Le Moche, Voir clair, Perplexe

Le Moche, Voir clair, Perplexe, de Marius Von Mayenburg, mise en scène Maïa Sandoz

 

trilogieCinq acteurs dont un musicien pour pas loin d’une vingtaine de personnages des trois brèves pièces de Marius Von Mayenburg (dont on avait pu voir Visage de feu au Théâtre National de la Colline) : cinq athlètes accomplis, Serge Biavan, Adèle Haenel, Paul Moulin, Aurélie Vérillon, Christophe Danvin. Cette économie-là, c’est la moindre des politesses –et des performances- pour un auteur qui se veut aussi incisif, désossant les rapports banals, au travail, dans le couple, jusqu’à l’absurde. Le Moche est une fable sur le règne du marketing. Lette est fier à juste titre de son invention d’un connecteur électrique à haute technicité. Oui mais, c’est son assistant qui ira présenter la trouvaille au congrès international. Pourquoi ? Parce que lette est moche, et que ça ne fait pas vendre. Ça ne l’empêche pas de travailler, d’être heureusement marié, mais ça ne fait pas vendre. Il passe, non sans risque, par la case-chirurgie esthétique, et tout se retourne, il devient le meilleur vendeur du monde. Mais…Pour la suite, il faut évidemment imaginer le pire, et même une cascade de pire en pire, dans la destruction de l’identité par la logique du marché. Voir clair joue sur un secret de famille et sur le glissement constant des personnages d’un sentiment, d’une émotion, d’une intention à une autre.

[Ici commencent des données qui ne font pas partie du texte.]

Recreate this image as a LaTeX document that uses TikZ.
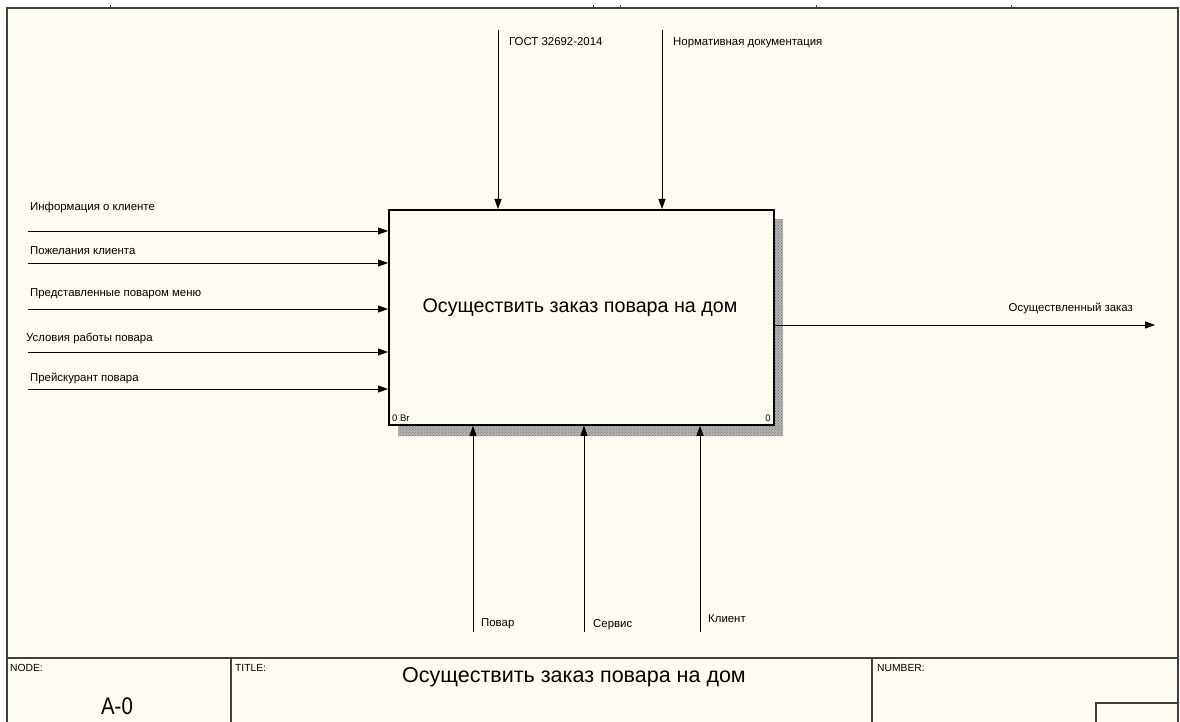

Couple ou pas couple, entre la femme de ménage et son bizarre patron ? Complicité ou pas entre le voleur de bijoux et celle qu’il a introduite dans le mystérieux appartement, sous prétexte de ménage ? Et pourquoi ces rideaux éternellement fermés ? Le suspense est tendu par la contradiction entre l’inconsistance des sentiments et l’obstination des volontés. Donc, on ne répondra pas : le mieux est d’aller vite voir le spectacle.

La troisième pièce est née d’improvisations entre les comédiens de la Schaubühne de Berlin. Dans une sorte de ronde, Eva, Judith, Robert, Sebastian (sans parler de Nietzche qui vient se mêler de cette mêlée), vont tester toutes les combinaisons possibles, y compris grâce à une soirée bal masqué. Ça commence presque comme une comédie bourgeoise : un couple, rentrant de vacances, se trouve accueilli par le couple censé garder leurs plantes vertes comme des invités un peu encombrants. Ça évolue très vite vers l’absurde, mais on n’est pas chez les Smith et les Martin de La Cantatrice chauve : il s’agit d’autre chose, des (parfois) minuscules coups de pouce ou coups d’épingle qui font chavirer les identités et les rapports entre les êtres.

La mise en scène, au sens concret du terme (les acteurs déplacent le matériel à vue), l’occupation de l’espace, le travail de son : tout cela est impeccable. Le jeu des comédiens est un pur régal : eux aussi savent, d’un coup de pouce, d’un coup d’épingle, changer de personnage, d’humeur, glisser de l’un à l’autre au service de la clarté du propos. Avec ce petit quelque chose de plus, ce trait à peine souligné, qui fait rire. On nous dit que ce spectacle dure trois heures (avec un entracte et de très bons cakes à la carotte) ? Incroyable, il dure juste le temps de le savourer, tant l’économie en est juste et précise.

 

Christine Friedel

 

À voir à La Générale, 14 avenue Parmentier Pairs 11e, à 20h, jusqu’au 2 décembre.